April 25, 2024

How a World War II Bomber Pilot Became ‘the King of Artificial Trees’

Hobbs had one thing of interest, a girl named Frankie Marie Smith. She was only 17 and a beauty. Back in high school, Si Spiegel would never have thought he had a chance with a girl like that. But now he was a dashing lieutenant who flew a B-17.

Within weeks, they were married in Lovington, N.M. “Her father insisted we get married in an Evangelical church, the Church of God,” Mr. Spiegel said. When they parted, Frankie Marie gave him a photo he would carry during missions. Then he left New Mexico and went to meet his crew, a motley collection of “leftovers.”

“We had five Catholics, two Jews,” he said. “Catholics weren’t treated too well, either. We had a Mormon, too.” Mr. Spiegel said the only WASP was a ball-turret gunner who had gotten into trouble with the law in Chicago. “And a judge said, ‘You have two choices,’” he recalled. “‘You can go to jail or join the Army.’”

Mr. Spiegel has outlived all of his crew members but still holds their stories.

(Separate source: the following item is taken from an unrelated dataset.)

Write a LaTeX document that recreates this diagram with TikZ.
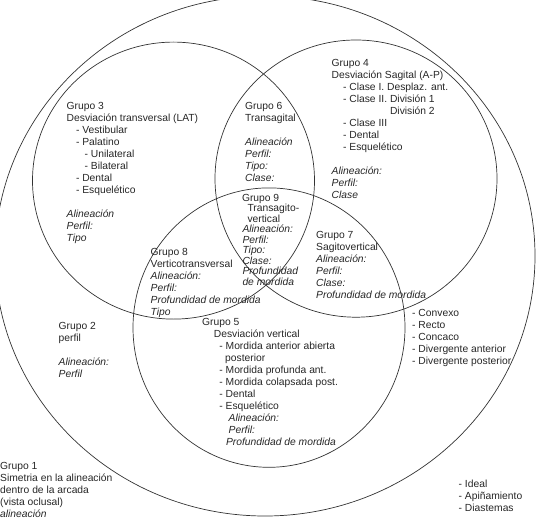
\documentclass[tikz,border=0pt]{standalone}
\usepackage{fontspec}
\setmainfont{Liberation Sans}
\usetikzlibrary{positioning}

\newcommand{\blk}[1]{\begin{tabular}[t]{@{}l@{}}#1\end{tabular}}
\newcommand{\ind}[1]{\hspace*{#1pt}}

\tikzset{
  circ/.style={draw=black!80, line width=0.7pt},
  txt/.style={anchor=base west, inner sep=0pt, text=black!85, font=\fontsize{10.3}{12}\selectfont},
  txtjunto/.style={txt, font=\fontsize{10.3}{10}\selectfont},
}

\begin{document}
\begin{tikzpicture}[x=1pt, y=-1pt]
  \useasboundingbox (0,0) rectangle (538,527);
  \clip (0,0) rectangle (538,527);

  % circulos del diagrama
  \coordinate (C1) at (265,256);
  \coordinate (C3) at (173.5,180.6);
  \coordinate (C4) at (356,178.6);
  \coordinate (C5) at (269,327.6);
  \draw[circ] (C1) circle [x radius=270pt, y radius=260pt];
  \draw[circ] (C3) circle [x radius=141pt, y radius=138.5pt];
  \draw[circ] (C4) circle [x radius=141pt, y radius=138.6pt];
  \draw[circ] (C5) circle [x radius=136pt, y radius=139.7pt];

  \node[txt] (g3) at (66.5,109.7) {\blk{Grupo 3\\ Desviación transversal (LAT)\\ \ind{9.3}- Vestibular\\ \ind{9.3}- Palatino\\ \ind{17.9}- Unilateral\\ \ind{17.9}- Bilateral\\ \ind{9.3}- Dental\\ \ind{9.3}- Esquelético\\ \\ \textit{Alineación}\\ \textit{Perfil:}\\ \textit{Tipo}}};
  \node[txt] (g4) at (331.5,66.2) {\blk{Grupo 4\\ Desviación Sagital (A-P)\\ \ind{11.4}- Clase I. Desplaz. ant.\\ \ind{11.4}- Clase II. División 1\\ \ind{11.4}\phantom{- Clase II. }División 2\\ \ind{11.4}- Clase III\\ \ind{11.4}- Dental\\ \ind{11.4}- Esquelético\\ \\ \textit{Alineación:}\\ \textit{Perfil:}\\ \textit{Clase}}};
  \node[txt] (g6) at (245,109.3) {\blk{Grupo 6\\ Transagital\\ \\ \textit{Alineación}\\ \textit{Perfil:}\\ \textit{Tipo:}\\ \textit{Clase:}}};
  \node[txtjunto] (g9) at (241.8,201.4) {\blk{Grupo 9\\ \ind{5.5}Transagito-\\ \ind{5.5}vertical\\ \ind{0.5}\textit{Alineación:}\\ \ind{0.5}\textit{Perfil:}\\ \ind{0.5}\textit{Tipo:}\\ \ind{0.5}\textit{Clase:}\\ \ind{0.5}\textit{Profundidad}\\ \ind{0.5}\textit{de mordida}}};
  \node[txt] (g8) at (150.5,255.2) {\blk{Grupo 8\\ Verticotransversal\\ \textit{Alineación:}\\ \textit{Perfil:}\\ \textit{Profundidad de mordida}\\ \textit{Tipo}}};
  \node[txt] (g7) at (316,238.4) {\blk{Grupo 7\\ Sagitovertical\\ \textit{Alineación:}\\ \textit{Perfil:}\\ \textit{Clase:}\\ \textit{Profundidad de mordida}}};
  \node[txt] (g5) at (202,325.6) {\blk{Grupo 5\\ \ind{11.7}Desviación vertical\\ \ind{17.2}- Mordida anterior abierta\\ \ind{23}posterior\\ \ind{17.2}- Mordida profunda ant.\\ \ind{17.2}- Mordida colapsada post.\\ \ind{17.2}- Dental\\ \ind{17.2}- Esquelético\\ \ind{26.5}\textit{Alineación:}\\ \ind{26.5}\textit{Perfil:}\\ \ind{23.8}\textit{Profundidad de mordida}}};
  \node[txt] (perfiles) at (412,316.4) {\blk{- Convexo\\ - Recto\\ - Concaco\\ - Divergente anterior\\ - Divergente posterior}};
  \node[txt] (g2) at (58.5,329.6) {\blk{Grupo 2\\ perfil\\ \\ \textit{Alineación:}\\ \textit{Perfil}}};
  \node[txt] (g1) at (0,469) {\blk{Grupo 1\\ Simetria en la alineación\\ dentro de la arcada\\ (vista oclusal)\\ \textit{alineación}}};
  \node[txt] (arcada) at (458.5,487.3) {\blk{- Ideal\\ - Apiñamiento\\ - Diastemas}};
\end{tikzpicture}
\end{document}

His bombardier and first real friend in the service, Danny Shapiro, was later shot down on another plane and held as a prisoner of war for a year. Dale Tyler was the Mormon tail gunner from Utah who came from a family of 13. “Harold Bennett was my top turret gunner, from Massachusetts. Killed in a training accident on another plane. His chute never opened.”

They were assigned to the U.S. Eighth Air Force, and their base of operations would be in an English town called Eye, near the coast about 100 miles northeast of London.

Mr. Spiegel’s first flight in formation, at the age of 20, was a short mission over Belgium when the Germans were retreating. “We were bombing them to prevent blowing up a bridge,” he said. It was what airmen would call a “milk run” — a mission with little danger. “I thought, oh, this is great!”

Over the next year, Mr. Spiegel would carry out 35 missions, all of them in daylight, which conferred a strategic advantage but often resulted in significant casualties.